Saturation and BloomingImaging Topics

Saturation and Blooming

Saturation and blooming are phenomena that occur in all cameras and it can affect both their quantitative and qualitative imaging characteristics. If each individual pixel can be thought of as a well of electrons, then saturation refers to the condition where the well becomes filled. The amount of charge that can be accumulated in a single pixel is determined largely by its area. However, due to the nature of the potential well, which holds charge within a pixel, there is less probability of trapping an electron within a well that is approaching saturation. Therefore, as a well approaches its limit, the linear relationship between light intensity and signal degrades. As a result, the apparent responsivity of a “saturated” pixel drops.

At saturation, pixels lose their ability to accommodate additional charge. This additional charge will then spread into neighboring pixels, causing them to either report erroneous values or also saturate. This spread of charge to adjacent pixels is known as blooming and appears as a white streak or blob in the image.

In addition, because this extra-large number of electrons needs to be moved down the sensor in order to be read by the CCD readout register, moving this saturated spot causes a vertical streak/smear down the image, further disrupting the image acquisition. Examples of blooming and smearing can be seen in Fig.1.

Figure 1: Example of blooming caused by saturation of a sensor pixel.
Left Picture of a sunset. The sun is so bright in the image that there is blooming on the sun itself, leaking into the surrounding pixels, and a vertical smear across the whole image.
Right Similar situation with the blooming and smear labeled.

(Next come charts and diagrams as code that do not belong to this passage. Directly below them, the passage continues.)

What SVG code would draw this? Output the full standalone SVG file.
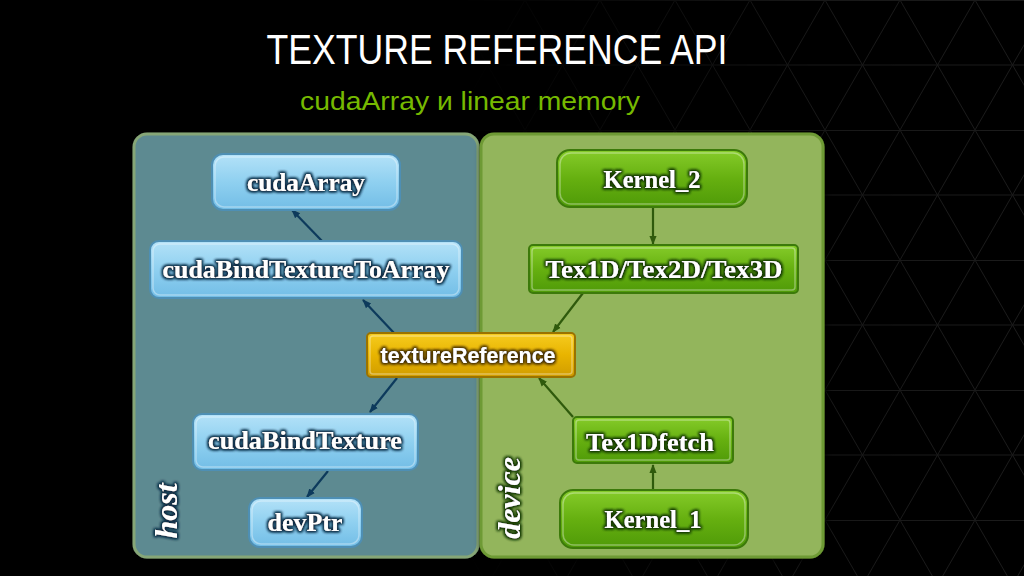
<svg xmlns="http://www.w3.org/2000/svg" width="1024" height="576" viewBox="0 0 1024 576">
<defs>
  <pattern id="tri" x="0" y="0" width="75" height="130" patternUnits="userSpaceOnUse">
    <path d="M0 0 L37.5 65 L0 130 M75 0 L37.5 65 L75 130 M0 0.5 H75 M0 65 H75" fill="none" stroke="#222222" stroke-width="1"/>
  </pattern>
  <linearGradient id="fadeG" x1="0" y1="0" x2="1" y2="0">
    <stop offset="0.45" stop-color="#fff" stop-opacity="0"/>
    <stop offset="0.8" stop-color="#fff" stop-opacity="0.7"/>
    <stop offset="1" stop-color="#fff" stop-opacity="0.8"/>
  </linearGradient>
  <mask id="fade"><rect width="1024" height="576" fill="url(#fadeG)"/></mask>
  <linearGradient id="blueG" x1="0" y1="0" x2="0" y2="1">
    <stop offset="0" stop-color="#b4e2f8"/>
    <stop offset="0.5" stop-color="#8fd0f0"/>
    <stop offset="1" stop-color="#72bde6"/>
  </linearGradient>
  <linearGradient id="greenG" x1="0" y1="0" x2="0" y2="1">
    <stop offset="0" stop-color="#86cc2a"/>
    <stop offset="0.5" stop-color="#66b010"/>
    <stop offset="1" stop-color="#4f9a08"/>
  </linearGradient>
  <linearGradient id="goldG" x1="0" y1="0" x2="0" y2="1">
    <stop offset="0" stop-color="#f6cc20"/>
    <stop offset="0.5" stop-color="#e8b400"/>
    <stop offset="1" stop-color="#d09c00"/>
  </linearGradient>
  <filter id="glowBlue" x="-20%" y="-40%" width="140%" height="180%">
    <feMorphology in="SourceAlpha" operator="dilate" radius="1" result="d"/>
    <feGaussianBlur in="d" stdDeviation="1.8" result="b"/>
    <feFlood flood-color="#0b2c44"/>
    <feComposite in2="b" operator="in" result="s"/>
    <feMerge><feMergeNode in="s"/><feMergeNode in="s"/><feMergeNode in="SourceGraphic"/></feMerge>
  </filter>
  <filter id="glowGreen" x="-20%" y="-40%" width="140%" height="180%">
    <feMorphology in="SourceAlpha" operator="dilate" radius="1" result="d"/>
    <feGaussianBlur in="d" stdDeviation="1.8" result="b"/>
    <feFlood flood-color="#173800"/>
    <feComposite in2="b" operator="in" result="s"/>
    <feMerge><feMergeNode in="s"/><feMergeNode in="s"/><feMergeNode in="SourceGraphic"/></feMerge>
  </filter>
  <filter id="glowGold" x="-20%" y="-40%" width="140%" height="180%">
    <feMorphology in="SourceAlpha" operator="dilate" radius="1" result="d"/>
    <feGaussianBlur in="d" stdDeviation="1.8" result="b"/>
    <feFlood flood-color="#4a3400"/>
    <feComposite in2="b" operator="in" result="s"/>
    <feMerge><feMergeNode in="s"/><feMergeNode in="s"/><feMergeNode in="SourceGraphic"/></feMerge>
  </filter>
  <filter id="panelShadow" x="-10%" y="-10%" width="120%" height="120%">
    <feGaussianBlur in="SourceAlpha" stdDeviation="3" result="b"/>
    <feOffset dx="2" dy="2" in="b" result="o"/>
    <feMerge><feMergeNode in="o"/><feMergeNode in="SourceGraphic"/></feMerge>
  </filter>
  <marker id="arrB" viewBox="0 0 10 10" refX="9" refY="5" markerWidth="9" markerHeight="9" markerUnits="userSpaceOnUse" orient="auto">
    <path d="M0 1 L10 5 L0 9 Z" fill="#0d3a5c"/>
  </marker>
  <marker id="arrG" viewBox="0 0 10 10" refX="9" refY="5" markerWidth="9" markerHeight="9" markerUnits="userSpaceOnUse" orient="auto">
    <path d="M0 1 L10 5 L0 9 Z" fill="#2f5a0c"/>
  </marker>
  <style>
    .title { font-family: "Liberation Sans", Arial, sans-serif; fill: #ffffff; }
    .sub { font-family: "Liberation Sans", Arial, sans-serif; fill: #76b900; }
    .blue { fill: url(#blueG); stroke: #4e8fb4; stroke-width: 2; }
    .green { fill: url(#greenG); stroke: #3c7a0a; stroke-width: 2; }
    .gold { fill: url(#goldG); stroke: #9a7200; stroke-width: 2; }
    .hl { fill: none; stroke: #ffffff; stroke-opacity: 0.35; stroke-width: 1.5; }
    .lblB { font-family: "Liberation Serif", "DejaVu Serif", serif; font-weight: bold; fill: #ffffff; filter: url(#glowBlue); text-anchor: middle; }
    .lblG { font-family: "Liberation Serif", "DejaVu Serif", serif; font-weight: bold; fill: #ffffff; filter: url(#glowGreen); text-anchor: middle; }
    .side { font-family: "Liberation Serif", "DejaVu Serif", serif; font-weight: bold; font-style: italic; fill: #ffffff; }
    .cB { stroke: #0d3a5c; stroke-width: 2.2; fill: none; marker-end: url(#arrB); }
    .cG { stroke: #2f5a0c; stroke-width: 2.2; fill: none; marker-end: url(#arrG); }
  </style>
</defs>

<rect width="1024" height="576" fill="#000000"/>
<rect width="1024" height="576" fill="url(#tri)" mask="url(#fade)"/>

<text class="title" x="497" y="64" font-size="42" text-anchor="middle" textLength="461" lengthAdjust="spacingAndGlyphs">TEXTURE REFERENCE API</text>
<text class="sub" x="470" y="110" font-size="25" text-anchor="middle" textLength="340" lengthAdjust="spacingAndGlyphs">cudaArray и linear memory</text>

<g id="panel-host" filter="url(#panelShadow)">
  <rect x="134" y="134" width="344" height="423" rx="13" fill="#5d8a91" stroke="#86a677" stroke-width="3"/>
  <text class="side" transform="translate(177 511) rotate(-90)" font-size="32" text-anchor="middle" filter="url(#glowBlue)">host</text>
</g>
<g id="panel-device" filter="url(#panelShadow)">
  <rect x="481" y="134" width="342" height="423" rx="13" fill="#93b55b" stroke="#6e9a34" stroke-width="3"/>
  <text class="side" transform="translate(520 498) rotate(-90)" font-size="32" text-anchor="middle" filter="url(#glowGreen)">device</text>
</g>

<g id="connectors">
  <line class="cB" x1="322" y1="241" x2="292" y2="210"/>
  <line class="cB" x1="394" y1="333" x2="363" y2="300"/>
  <line class="cB" x1="397" y1="378" x2="370" y2="412"/>
  <line class="cB" x1="328" y1="471" x2="307" y2="497"/>
  <line class="cG" x1="653" y1="207" x2="653" y2="244"/>
  <line class="cG" x1="583" y1="293" x2="553" y2="332"/>
  <line class="cG" x1="573" y1="417" x2="539" y2="378"/>
  <line class="cG" x1="653" y1="490" x2="653" y2="465"/>
</g>

<g id="node-cudaArray">
  <rect class="blue" x="212" y="154" width="188" height="56" rx="11"/>
  <rect class="hl" x="215" y="157" width="182" height="50" rx="9"/>
  <text class="lblB" x="306" y="191" font-size="25" textLength="118" lengthAdjust="spacingAndGlyphs">cudaArray</text>
</g>
<g id="node-cudaBindTextureToArray">
  <rect class="blue" x="150" y="241" width="312" height="57" rx="9"/>
  <rect class="hl" x="153" y="244" width="306" height="51" rx="7"/>
  <text class="lblB" x="306" y="278" font-size="25" textLength="287" lengthAdjust="spacingAndGlyphs">cudaBindTextureToArray</text>
</g>
<g id="node-cudaBindTexture">
  <rect class="blue" x="193" y="414" width="225" height="56" rx="9"/>
  <rect class="hl" x="196" y="417" width="219" height="50" rx="7"/>
  <text class="lblB" x="305" y="449" font-size="25" textLength="194" lengthAdjust="spacingAndGlyphs">cudaBindTexture</text>
</g>
<g id="node-devPtr">
  <rect class="blue" x="249" y="498" width="113" height="49" rx="11"/>
  <rect class="hl" x="252" y="501" width="107" height="43" rx="9"/>
  <text class="lblB" x="305" y="531" font-size="25" textLength="75" lengthAdjust="spacingAndGlyphs">devPtr</text>
</g>

<g id="node-textureReference">
  <rect class="gold" x="367" y="333" width="208" height="44" rx="4"/>
  <rect class="hl" x="370" y="336" width="202" height="38" rx="3"/>
  <text x="468" y="363" font-family="'Liberation Sans', Arial, sans-serif" font-weight="bold" font-size="22" fill="#ffffff" text-anchor="middle" filter="url(#glowGold)" textLength="175" lengthAdjust="spacingAndGlyphs">textureReference</text>
</g>

<g id="node-Kernel_2">
  <rect class="green" x="557" y="150" width="190" height="57" rx="13"/>
  <rect class="hl" x="560" y="153" width="184" height="51" rx="11"/>
  <text class="lblG" x="652" y="188" font-size="25" textLength="97" lengthAdjust="spacingAndGlyphs">Kernel_2</text>
</g>
<g id="node-Tex1D">
  <rect class="green" x="529" y="245" width="269" height="48" rx="4"/>
  <rect class="hl" x="532" y="248" width="263" height="42" rx="3"/>
  <text class="lblG" x="664" y="278" font-size="25" textLength="237" lengthAdjust="spacingAndGlyphs">Tex1D/Tex2D/Tex3D</text>
</g>
<g id="node-Tex1Dfetch">
  <rect class="green" x="573" y="417" width="160" height="46" rx="4"/>
  <rect class="hl" x="576" y="420" width="154" height="40" rx="3"/>
  <text class="lblG" x="650" y="451" font-size="25" textLength="128" lengthAdjust="spacingAndGlyphs">Tex1Dfetch</text>
</g>
<g id="node-Kernel_1">
  <rect class="green" x="560" y="490" width="188" height="58" rx="13"/>
  <rect class="hl" x="563" y="493" width="182" height="52" rx="11"/>
  <text class="lblG" x="653" y="528" font-size="25" textLength="97" lengthAdjust="spacingAndGlyphs">Kernel_1</text>
</g>
</svg>
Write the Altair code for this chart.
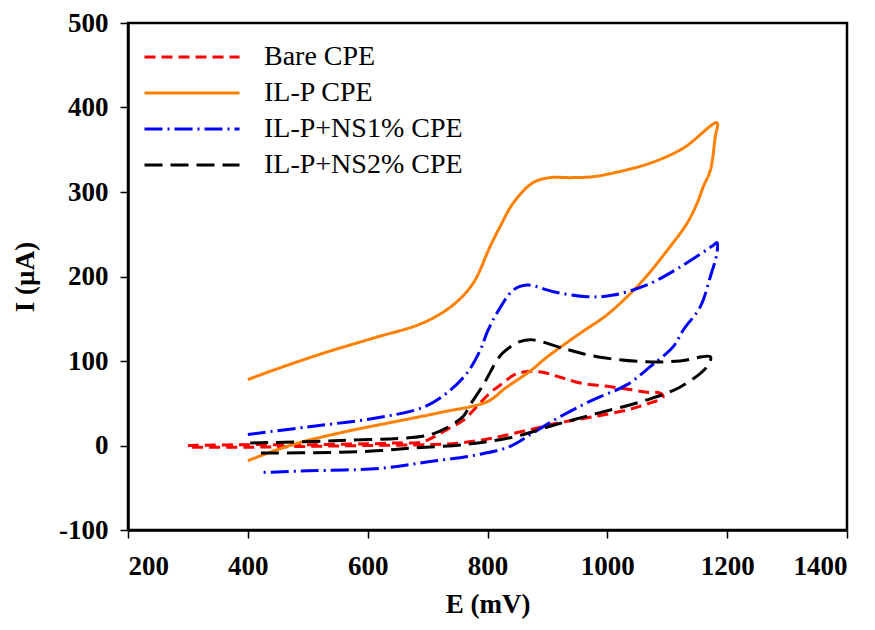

Because various scientific cameras contain different architectures, saturation and blooming can be defined and controlled in many ways.

Linear Full Well

As the well starts to fill, the photometric response of the pixel departs from linearity. The point at which this deviation exceeds an acceptable level is defined as linear full well. Cameras are usually designed so that this signal level fills the full (12-bit, 14-bit, or 16-bit) dynamic range of the analog-to-digital converter.

Noise Clipping

One can see signs of saturation even before the linear full well condition is reached. As the wells fill, the random noise (square root of the signal) starts to be clipped at the top end. As a result, a condition termed “noise clipping” can be observed where the signal noise starts to decrease even though the signal is still increasing.

saturation and blooming image
Figure 2: Noise is clipped as signal nears saturation.

Output Stage Saturation

When many pixels on a camera are saturated, or when extensive parallel and serial binning is being performed, the output stage may saturate. Under extreme conditions (say, daylight illumination of a scientific camera), the charge overload in the output node can cause the output amplification chain to collapse, resulting in a zero (completely dark) image.

It should be noted that in all cameras, wells can hold more than they can transfer. When they begin to fill, the saturation we observe is actually caused by approaching this maximum charge-transfer condition.

Blooming can be controlled in a couple of ways. For instance, a multiphase CCD can be partially clocked during integration to eliminate image blooming. During integration, two of the three clock-voltage phases used to transfer charge between neighboring pixels are alternately switched. When a pixel approaches saturation, excess charge is forced into the barrier between the Si and SiO2 layers, where it recombines with holes. As the phases are switched, excess charge in pixels approaching saturation is lost, while the charge in non-saturated pixels is preserved. As long as the switching period is fast enough to keep up with overflow signal generation, charge will not spread into neighboring pixels. Known as “clocked anti-blooming”, this technique is most appropriate for low-light applications.

Anti-blooming is traditionally controlled by specific CCD architecture design. Some cameras utilize CCDs that have charge drains running in a strip between every other column. Excessive charge that would normally cause blooming is siphoned off into this drain. Although such an architecture causes a reduction in the effective quantum efficiency and modulation transfer function (MTF), these devices are invaluable when light intensities span many orders of magnitude within a single image.